Por otra parte, ante el citado descenso de natalidad, la otra alternativa que se plantea es la de la reducción del número de alumnos por aula (lo que se llama genuinamente ratio escolar); es decir, mantener el mismo número de grupos en cada centro, pero con menos alumnos. Se argumenta que esta fórmula contribuiría de manera decisiva a mejorar la calidad de la enseñanza, pues el profesorado tendría que atender a menos pupilos y lo haría en mejores condiciones. Además, desde esta perspectiva, no habría que aumentar los recursos en salarios de profesores, sino, simplemente, mantener los que ya existen. Esta alternativa, la de la reducción de la ratio escolar, ha dado lugar a una Iniciativa Legislativa Popular que propone una modificación de la Ley de Educación de Andalucía para que esa reducción no se deje al arbitrio de cada Gobierno, sino que se consagre en la legislación educativa.

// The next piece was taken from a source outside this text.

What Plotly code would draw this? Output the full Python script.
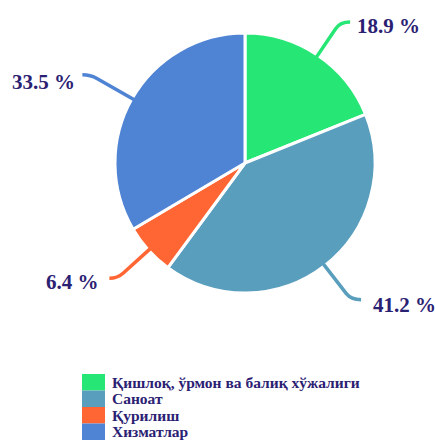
import math
import plotly.graph_objects as go

categories = ["Қишлоқ, ўрмон ва балиқ хўжалиги", "Саноат", "Қурилиш", "Хизматлар"]
values = [18.9, 41.2, 6.4, 33.5]
labels = ["18.9 %", "41.2 %", "6.4 %", "33.5 %"]
colors = ["#26E675", "#5A9EBE", "#FF6633", "#4F83D4"]

W, H = 435, 440
CX, CY, R = 245, 163, 130
TXT = "#2B2173"
FONT = "Liberation Serif"

fig = go.Figure()
fig.add_trace(go.Pie(
    labels=categories, values=values, sort=False, direction="clockwise",
    rotation=0, textinfo="none", hoverinfo="label+percent",
    marker=dict(colors=colors, line=dict(color="white", width=3)),
    domain=dict(x=[(CX - R) / W, (CX + R) / W], y=[1 - (CY + R) / H, 1 - (CY - R) / H]),
    showlegend=False,
))

def px(x, y):
    return x / W, 1 - y / H

shapes = []
annotations = []
total = sum(values)
cum = 0
leader = [(42, 10), (45, 10), (44, -8), (50, -8)]
gap = [5, 10, 8, 5]
dy_txt = [4, 5, 4, 7]
for i, v in enumerate(values):
    mid = (cum + v / 2) / total * 2 * math.pi
    cum += v
    dx, dy = math.sin(mid), -math.cos(mid)
    L, hz = leader[i]
    x0, y0 = CX + (R - 2) * dx, CY + (R - 2) * dy
    x1, y1 = CX + (R - 2 + L) * dx, CY + (R - 2 + L) * dy
    side = 1 if dx > 0 else -1
    xb, yb = x1 - 8 * dx, y1 - 8 * dy
    x2, y2 = x1 + side * abs(hz), y1
    pts = [px(x0, y0), px(xb, yb), px(x1, y1), px(x2, y2)]
    path = "M {:.4f},{:.4f} L {:.4f},{:.4f} Q {:.4f},{:.4f} {:.4f},{:.4f}".format(
        *pts[0], *pts[1], *pts[2], *pts[3])
    shapes.append(dict(type="path", path=path, xref="paper", yref="paper",
                       line=dict(color=colors[i], width=3.5)))
    tx, ty = px(x2 + side * gap[i], y1 + dy_txt[i])
    annotations.append(dict(
        x=tx, y=ty, xref="paper", yref="paper", text=labels[i], showarrow=False,
        xanchor="left" if side > 0 else "right", yanchor="middle",
        font=dict(family=FONT, size=21, color=TXT, weight="bold")))

# custom legend
LX0, LX1, LY0, LH = 82, 105, 374, 16.5
for i, c in enumerate(categories):
    ya, yb = LY0 + i * LH, LY0 + (i + 1) * LH
    shapes.append(dict(type="rect", xref="paper", yref="paper",
                       x0=LX0 / W, x1=LX1 / W, y0=1 - yb / H, y1=1 - ya / H,
                       fillcolor=colors[i], line=dict(width=0)))
    annotations.append(dict(
        x=110 / W, y=1 - (ya + yb) / 2 / H, xref="paper", yref="paper", text=c,
        showarrow=False, xanchor="left", yanchor="middle",
        font=dict(family=FONT, size=15.5, color=TXT, weight="bold")))

fig.update_layout(
    width=W, height=H, margin=dict(l=0, r=0, t=0, b=0),
    paper_bgcolor="white", plot_bgcolor="white",
    shapes=shapes, annotations=annotations,
)
fig.write_html("out.html", config={"displayModeBar": False},
               post_script="document.body.style.margin='0';document.body.style.overflow='hidden';")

Pero va a ser que no. Después de ir poniendo dificultades para que no prosperase la citada iniciativa y a la vista de que finalmente llegó al Parlamento, el Consejo de Gobierno andaluz tomó posición sobre el asunto, mostrando su rechazo. Una posición que era previsible, pues las administraciones educativas son reacias a tomar medidas de este calado, revelando que las políticas educativas no se ocupan tanto de la calidad cuanto del reparto entre lo público y lo privado.

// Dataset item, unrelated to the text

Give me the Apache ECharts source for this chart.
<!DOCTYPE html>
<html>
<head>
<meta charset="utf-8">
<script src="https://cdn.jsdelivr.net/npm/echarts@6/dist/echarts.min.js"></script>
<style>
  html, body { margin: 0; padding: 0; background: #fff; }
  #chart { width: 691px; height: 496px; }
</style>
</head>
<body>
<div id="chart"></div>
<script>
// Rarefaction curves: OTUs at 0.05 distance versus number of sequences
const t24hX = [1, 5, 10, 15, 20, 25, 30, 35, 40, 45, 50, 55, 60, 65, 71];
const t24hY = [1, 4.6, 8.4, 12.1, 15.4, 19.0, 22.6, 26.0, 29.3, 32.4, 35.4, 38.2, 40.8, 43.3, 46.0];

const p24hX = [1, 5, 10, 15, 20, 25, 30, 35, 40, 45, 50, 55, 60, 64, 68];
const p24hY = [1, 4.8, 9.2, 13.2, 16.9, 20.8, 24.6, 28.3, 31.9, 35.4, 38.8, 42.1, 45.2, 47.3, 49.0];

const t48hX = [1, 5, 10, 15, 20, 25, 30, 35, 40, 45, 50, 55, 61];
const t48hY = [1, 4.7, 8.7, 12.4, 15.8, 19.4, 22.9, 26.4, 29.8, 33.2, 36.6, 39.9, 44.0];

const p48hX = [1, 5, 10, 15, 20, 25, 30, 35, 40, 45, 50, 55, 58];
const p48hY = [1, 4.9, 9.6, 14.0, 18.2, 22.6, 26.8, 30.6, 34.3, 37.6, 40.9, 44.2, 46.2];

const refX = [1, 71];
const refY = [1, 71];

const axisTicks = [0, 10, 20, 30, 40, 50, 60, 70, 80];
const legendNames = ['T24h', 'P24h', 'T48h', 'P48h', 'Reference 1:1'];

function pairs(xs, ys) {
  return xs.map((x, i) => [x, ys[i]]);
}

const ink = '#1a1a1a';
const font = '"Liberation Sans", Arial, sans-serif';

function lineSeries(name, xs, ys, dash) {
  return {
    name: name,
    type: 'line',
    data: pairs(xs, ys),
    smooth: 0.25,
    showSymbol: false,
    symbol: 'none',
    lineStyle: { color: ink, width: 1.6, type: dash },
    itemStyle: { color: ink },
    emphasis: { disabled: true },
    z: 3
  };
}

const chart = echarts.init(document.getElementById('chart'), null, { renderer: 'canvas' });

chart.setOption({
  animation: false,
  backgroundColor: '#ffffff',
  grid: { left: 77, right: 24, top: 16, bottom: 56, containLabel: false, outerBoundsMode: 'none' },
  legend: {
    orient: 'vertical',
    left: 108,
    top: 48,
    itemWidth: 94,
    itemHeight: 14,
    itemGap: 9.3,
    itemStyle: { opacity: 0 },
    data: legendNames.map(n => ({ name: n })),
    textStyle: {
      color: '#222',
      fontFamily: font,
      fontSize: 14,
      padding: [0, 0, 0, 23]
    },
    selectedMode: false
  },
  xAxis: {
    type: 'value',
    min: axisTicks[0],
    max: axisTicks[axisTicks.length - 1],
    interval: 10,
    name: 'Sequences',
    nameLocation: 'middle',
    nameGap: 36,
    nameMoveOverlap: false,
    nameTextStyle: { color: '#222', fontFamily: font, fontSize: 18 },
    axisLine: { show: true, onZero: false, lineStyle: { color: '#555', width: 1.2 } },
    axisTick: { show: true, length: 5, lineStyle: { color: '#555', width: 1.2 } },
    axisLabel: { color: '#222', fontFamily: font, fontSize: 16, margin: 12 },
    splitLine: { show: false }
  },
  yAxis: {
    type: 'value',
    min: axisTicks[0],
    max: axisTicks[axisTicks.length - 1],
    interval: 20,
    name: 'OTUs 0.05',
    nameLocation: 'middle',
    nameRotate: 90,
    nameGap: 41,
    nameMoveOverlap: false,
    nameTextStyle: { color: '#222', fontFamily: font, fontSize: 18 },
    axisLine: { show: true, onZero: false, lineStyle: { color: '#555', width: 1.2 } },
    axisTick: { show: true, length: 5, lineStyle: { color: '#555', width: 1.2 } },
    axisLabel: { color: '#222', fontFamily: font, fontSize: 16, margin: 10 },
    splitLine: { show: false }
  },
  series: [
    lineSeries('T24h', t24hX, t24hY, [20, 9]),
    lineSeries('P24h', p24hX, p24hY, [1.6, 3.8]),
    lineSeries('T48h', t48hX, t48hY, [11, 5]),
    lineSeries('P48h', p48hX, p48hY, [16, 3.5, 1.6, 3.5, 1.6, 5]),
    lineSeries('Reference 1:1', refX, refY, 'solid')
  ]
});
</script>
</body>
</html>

Los argumentos que esgrime el Gobierno andaluz no parecen muy consistentes. Se dice que el asunto es más bien competencia del Estado, lo cual es una verdad a medias. La competencia del Estado se refiere al número máximo de alumnos por aula, pero ello no implica que una comunidad autónoma no pueda establecer su ratio por debajo de ese máximo. De hecho algunas lo han hecho. En realidad este argumento es un intento de enviar la pelota al tejado del Gobierno central a quien, de rebote y con razón, afea que no lo hubieran hecho ellos en la Lomloe. Se argumenta también que la medida supondría un coste de 1.362 millones para atender sólo el aumento de personal y que -esto no se dice- no están por la labor de incrementar el gasto en educación, aunque sí en reducir los ingresos mediante la supresión del impuesto a las grandes fortunas. Al margen de que realmente no está claro que la reducción de la ratio suponga un incremento del gasto educativo, no parece que invertir más en educación sea algo reprobable. Finalmente, el Gobierno andaluz esgrime para argumentar su rechazo, que con la reducción de la ratio se recortaría la libertad de las familias para elegir centro educativo, un argumento de claro sesgo ideológico que se aduce meramente para mantener un mantra que nada tiene que ver con el asunto pero que se utiliza venga o no venga a cuento.
Consagrar la reducción de la ratio escolar en la ley es cuestión ciertamente compleja, cuyas consecuencias prácticas deben examinarse con detalle. Sus efectos sobre la mejora de la educación y el desarrollo educativo no son definitivos, no garantizan nada, pero hay consenso en que contribuye a ello de manera decisiva. Rechazar de entrada su toma en consideración supone trasladar a la comunidad educativa -y a la sociedad en general- el mensaje de que realmente la educación no importa.
Dada su complejidad, se trata de un asunto que quizás no pueda resolverse de la noche a la mañana, quizás deberíamos hablar de un proceso, acordar una estrategia con plazos y recursos comprometidos, con criterios de aplicación… No vale desentenderse del debate como si fuera algo irrealizable. Precisamente las circunstancias demográficas crean las condiciones de posibilidad. Otra cosa es que haya voluntad.